What to do
Restate word for word the lines of the data below, from the first through the one that has "const timeSec = d3.range(20, 100.25, 0.5);".

Given data
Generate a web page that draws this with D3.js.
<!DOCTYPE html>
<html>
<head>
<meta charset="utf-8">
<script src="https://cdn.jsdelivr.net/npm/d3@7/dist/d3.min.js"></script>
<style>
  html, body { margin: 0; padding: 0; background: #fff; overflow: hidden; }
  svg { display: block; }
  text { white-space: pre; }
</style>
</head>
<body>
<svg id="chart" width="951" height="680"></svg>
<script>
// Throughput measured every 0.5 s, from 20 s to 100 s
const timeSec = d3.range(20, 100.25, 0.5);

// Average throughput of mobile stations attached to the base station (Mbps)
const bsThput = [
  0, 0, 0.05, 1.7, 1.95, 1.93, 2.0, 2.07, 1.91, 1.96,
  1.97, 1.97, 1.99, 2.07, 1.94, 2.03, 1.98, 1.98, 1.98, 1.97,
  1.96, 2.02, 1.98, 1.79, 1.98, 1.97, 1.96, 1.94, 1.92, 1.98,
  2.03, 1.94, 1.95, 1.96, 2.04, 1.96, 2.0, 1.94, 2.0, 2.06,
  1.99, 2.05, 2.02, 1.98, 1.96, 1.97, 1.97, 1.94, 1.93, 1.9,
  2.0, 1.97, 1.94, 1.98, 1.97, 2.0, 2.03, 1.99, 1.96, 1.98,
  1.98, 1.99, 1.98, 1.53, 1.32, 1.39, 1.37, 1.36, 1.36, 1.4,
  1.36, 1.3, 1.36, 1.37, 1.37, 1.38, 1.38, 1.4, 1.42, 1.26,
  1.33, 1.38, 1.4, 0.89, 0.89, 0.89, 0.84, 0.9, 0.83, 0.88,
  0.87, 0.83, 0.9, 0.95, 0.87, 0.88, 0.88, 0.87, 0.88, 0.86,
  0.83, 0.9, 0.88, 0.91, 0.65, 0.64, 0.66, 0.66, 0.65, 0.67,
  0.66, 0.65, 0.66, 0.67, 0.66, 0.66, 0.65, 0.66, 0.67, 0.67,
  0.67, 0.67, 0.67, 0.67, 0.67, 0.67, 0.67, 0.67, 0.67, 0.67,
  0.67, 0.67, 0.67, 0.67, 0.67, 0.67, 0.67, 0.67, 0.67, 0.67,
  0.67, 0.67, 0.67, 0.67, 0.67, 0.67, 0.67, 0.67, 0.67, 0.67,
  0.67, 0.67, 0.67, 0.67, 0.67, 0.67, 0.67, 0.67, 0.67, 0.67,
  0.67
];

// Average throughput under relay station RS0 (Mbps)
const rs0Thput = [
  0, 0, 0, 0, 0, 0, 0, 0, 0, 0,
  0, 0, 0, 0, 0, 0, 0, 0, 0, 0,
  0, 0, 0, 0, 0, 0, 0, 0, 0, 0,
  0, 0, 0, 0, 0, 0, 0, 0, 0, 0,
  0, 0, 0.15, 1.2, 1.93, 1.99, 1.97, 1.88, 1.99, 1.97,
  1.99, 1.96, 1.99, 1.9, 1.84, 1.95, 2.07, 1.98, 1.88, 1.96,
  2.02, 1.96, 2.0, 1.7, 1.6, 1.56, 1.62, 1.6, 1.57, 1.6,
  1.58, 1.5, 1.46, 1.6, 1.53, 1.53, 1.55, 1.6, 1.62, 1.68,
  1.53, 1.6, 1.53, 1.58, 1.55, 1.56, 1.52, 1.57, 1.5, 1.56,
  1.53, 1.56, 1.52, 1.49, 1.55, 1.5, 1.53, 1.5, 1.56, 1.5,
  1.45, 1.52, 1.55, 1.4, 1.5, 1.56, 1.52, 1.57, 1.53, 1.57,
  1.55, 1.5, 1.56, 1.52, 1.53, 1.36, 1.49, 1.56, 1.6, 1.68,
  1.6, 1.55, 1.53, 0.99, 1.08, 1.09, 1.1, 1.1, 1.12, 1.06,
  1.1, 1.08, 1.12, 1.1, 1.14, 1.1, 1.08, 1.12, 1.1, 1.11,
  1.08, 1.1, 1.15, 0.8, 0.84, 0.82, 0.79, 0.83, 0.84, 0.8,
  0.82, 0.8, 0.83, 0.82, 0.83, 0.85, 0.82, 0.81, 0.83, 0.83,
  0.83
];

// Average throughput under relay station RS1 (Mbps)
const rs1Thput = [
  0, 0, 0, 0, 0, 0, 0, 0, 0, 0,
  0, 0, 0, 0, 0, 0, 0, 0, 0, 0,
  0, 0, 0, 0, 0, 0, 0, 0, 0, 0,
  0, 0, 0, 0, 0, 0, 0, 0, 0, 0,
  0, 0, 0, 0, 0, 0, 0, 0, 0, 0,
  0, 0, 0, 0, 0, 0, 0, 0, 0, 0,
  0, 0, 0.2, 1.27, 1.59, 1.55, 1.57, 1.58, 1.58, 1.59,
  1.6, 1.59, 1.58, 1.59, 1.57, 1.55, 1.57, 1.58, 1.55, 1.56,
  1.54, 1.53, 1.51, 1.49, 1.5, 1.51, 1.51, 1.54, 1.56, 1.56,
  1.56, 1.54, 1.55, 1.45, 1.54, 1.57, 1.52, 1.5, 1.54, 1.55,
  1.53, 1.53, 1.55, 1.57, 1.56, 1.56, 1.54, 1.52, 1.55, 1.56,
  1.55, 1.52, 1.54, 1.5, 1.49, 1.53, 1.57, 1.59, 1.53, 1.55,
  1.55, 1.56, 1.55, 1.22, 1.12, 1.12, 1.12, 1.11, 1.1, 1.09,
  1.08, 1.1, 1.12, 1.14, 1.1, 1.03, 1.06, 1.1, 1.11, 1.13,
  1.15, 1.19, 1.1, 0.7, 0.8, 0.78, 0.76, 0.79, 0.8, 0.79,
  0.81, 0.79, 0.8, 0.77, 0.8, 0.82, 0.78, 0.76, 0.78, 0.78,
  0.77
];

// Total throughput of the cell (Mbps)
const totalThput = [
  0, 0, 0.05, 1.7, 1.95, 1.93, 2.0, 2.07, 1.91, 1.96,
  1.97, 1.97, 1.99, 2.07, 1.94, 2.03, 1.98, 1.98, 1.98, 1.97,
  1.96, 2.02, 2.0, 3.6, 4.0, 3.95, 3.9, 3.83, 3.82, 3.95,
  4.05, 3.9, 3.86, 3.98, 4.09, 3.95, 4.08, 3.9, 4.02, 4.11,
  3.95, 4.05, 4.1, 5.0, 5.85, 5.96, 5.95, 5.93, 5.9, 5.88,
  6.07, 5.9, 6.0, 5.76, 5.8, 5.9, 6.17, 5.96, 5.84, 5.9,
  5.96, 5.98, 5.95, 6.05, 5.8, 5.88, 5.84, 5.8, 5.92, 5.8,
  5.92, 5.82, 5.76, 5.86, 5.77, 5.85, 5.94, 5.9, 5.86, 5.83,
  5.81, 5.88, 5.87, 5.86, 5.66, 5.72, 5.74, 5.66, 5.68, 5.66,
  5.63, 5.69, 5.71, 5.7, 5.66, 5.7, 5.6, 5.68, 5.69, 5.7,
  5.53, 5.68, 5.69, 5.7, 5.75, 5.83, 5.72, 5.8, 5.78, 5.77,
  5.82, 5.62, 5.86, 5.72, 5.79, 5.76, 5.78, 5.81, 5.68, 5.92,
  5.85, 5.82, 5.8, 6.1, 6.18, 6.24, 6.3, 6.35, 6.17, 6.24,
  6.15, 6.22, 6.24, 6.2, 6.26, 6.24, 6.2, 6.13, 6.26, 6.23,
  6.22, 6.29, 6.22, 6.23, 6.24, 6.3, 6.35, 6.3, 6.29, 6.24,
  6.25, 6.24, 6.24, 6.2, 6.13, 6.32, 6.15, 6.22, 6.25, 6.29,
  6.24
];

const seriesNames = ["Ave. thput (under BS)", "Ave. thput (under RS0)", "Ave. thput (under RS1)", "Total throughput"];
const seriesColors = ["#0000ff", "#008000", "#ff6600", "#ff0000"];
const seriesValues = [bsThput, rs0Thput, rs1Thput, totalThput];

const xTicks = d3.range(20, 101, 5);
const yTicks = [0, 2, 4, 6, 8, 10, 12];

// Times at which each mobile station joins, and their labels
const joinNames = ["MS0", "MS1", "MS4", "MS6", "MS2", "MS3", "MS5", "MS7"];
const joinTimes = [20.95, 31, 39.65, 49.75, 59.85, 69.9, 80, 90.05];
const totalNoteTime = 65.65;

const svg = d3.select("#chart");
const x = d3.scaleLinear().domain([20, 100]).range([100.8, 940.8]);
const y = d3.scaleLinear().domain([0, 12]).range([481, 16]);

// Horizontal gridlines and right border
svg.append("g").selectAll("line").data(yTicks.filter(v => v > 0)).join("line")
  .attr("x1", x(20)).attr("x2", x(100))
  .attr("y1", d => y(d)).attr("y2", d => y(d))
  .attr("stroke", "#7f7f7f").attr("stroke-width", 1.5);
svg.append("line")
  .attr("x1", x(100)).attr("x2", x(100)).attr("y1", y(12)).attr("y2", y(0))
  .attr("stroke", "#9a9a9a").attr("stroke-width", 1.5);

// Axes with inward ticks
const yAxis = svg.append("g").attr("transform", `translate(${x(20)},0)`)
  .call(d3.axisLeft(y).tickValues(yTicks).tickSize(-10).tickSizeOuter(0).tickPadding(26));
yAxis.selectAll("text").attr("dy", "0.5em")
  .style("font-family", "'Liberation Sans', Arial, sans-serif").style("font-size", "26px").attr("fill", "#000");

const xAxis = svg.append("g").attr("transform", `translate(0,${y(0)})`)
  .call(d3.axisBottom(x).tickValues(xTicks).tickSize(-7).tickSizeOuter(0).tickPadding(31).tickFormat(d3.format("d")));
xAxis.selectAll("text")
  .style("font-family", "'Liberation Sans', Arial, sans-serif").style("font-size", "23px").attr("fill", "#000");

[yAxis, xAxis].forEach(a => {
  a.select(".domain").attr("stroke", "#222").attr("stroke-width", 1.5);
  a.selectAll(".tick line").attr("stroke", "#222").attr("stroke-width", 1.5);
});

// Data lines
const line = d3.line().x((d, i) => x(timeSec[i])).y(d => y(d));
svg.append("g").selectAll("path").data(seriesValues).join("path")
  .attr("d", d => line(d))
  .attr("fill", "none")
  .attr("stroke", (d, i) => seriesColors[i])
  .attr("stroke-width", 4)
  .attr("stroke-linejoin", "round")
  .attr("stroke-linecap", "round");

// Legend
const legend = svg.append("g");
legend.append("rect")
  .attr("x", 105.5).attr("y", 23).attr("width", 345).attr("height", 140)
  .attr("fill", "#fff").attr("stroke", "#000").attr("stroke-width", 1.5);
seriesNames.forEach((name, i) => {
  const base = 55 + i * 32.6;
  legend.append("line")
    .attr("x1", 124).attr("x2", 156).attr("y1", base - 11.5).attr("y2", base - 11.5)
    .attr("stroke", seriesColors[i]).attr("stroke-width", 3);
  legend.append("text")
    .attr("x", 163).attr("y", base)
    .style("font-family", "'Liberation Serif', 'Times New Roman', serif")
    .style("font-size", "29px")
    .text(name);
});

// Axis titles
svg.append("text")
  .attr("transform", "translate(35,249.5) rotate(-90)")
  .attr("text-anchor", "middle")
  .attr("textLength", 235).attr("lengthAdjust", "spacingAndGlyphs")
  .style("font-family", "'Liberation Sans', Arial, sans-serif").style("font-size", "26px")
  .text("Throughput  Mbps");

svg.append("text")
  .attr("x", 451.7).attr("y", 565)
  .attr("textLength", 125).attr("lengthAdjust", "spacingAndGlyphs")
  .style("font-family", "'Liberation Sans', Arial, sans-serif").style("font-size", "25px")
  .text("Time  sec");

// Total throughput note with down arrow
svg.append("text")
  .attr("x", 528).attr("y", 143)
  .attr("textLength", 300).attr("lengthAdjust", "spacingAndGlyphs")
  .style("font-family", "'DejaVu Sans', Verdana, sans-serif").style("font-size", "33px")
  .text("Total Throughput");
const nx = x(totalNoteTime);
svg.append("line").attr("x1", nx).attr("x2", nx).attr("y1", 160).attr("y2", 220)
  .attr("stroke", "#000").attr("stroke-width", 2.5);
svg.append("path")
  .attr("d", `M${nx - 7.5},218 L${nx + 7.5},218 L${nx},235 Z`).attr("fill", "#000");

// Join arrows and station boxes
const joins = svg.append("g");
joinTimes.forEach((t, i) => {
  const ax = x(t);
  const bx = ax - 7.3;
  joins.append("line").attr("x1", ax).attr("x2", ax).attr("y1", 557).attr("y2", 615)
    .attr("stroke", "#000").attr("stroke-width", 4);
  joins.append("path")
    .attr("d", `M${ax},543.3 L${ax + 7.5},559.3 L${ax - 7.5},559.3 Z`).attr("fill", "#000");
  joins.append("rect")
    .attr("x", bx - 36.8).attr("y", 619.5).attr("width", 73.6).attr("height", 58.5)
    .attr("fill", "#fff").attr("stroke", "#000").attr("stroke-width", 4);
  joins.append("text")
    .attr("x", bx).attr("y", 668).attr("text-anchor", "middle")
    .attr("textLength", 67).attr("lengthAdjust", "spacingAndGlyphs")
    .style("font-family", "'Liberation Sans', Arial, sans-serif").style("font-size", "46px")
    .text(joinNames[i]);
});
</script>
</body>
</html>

Correct result
Generate a web page that draws this with D3.js.
<!DOCTYPE html>
<html>
<head>
<meta charset="utf-8">
<script src="https://cdn.jsdelivr.net/npm/d3@7/dist/d3.min.js"></script>
<style>
  html, body { margin: 0; padding: 0; background: #fff; overflow: hidden; }
  svg { display: block; }
  text { white-space: pre; }
</style>
</head>
<body>
<svg id="chart" width="951" height="680"></svg>
<script>
// Throughput measured every 0.5 s, from 20 s to 100 s
const timeSec = d3.range(20, 100.25, 0.5);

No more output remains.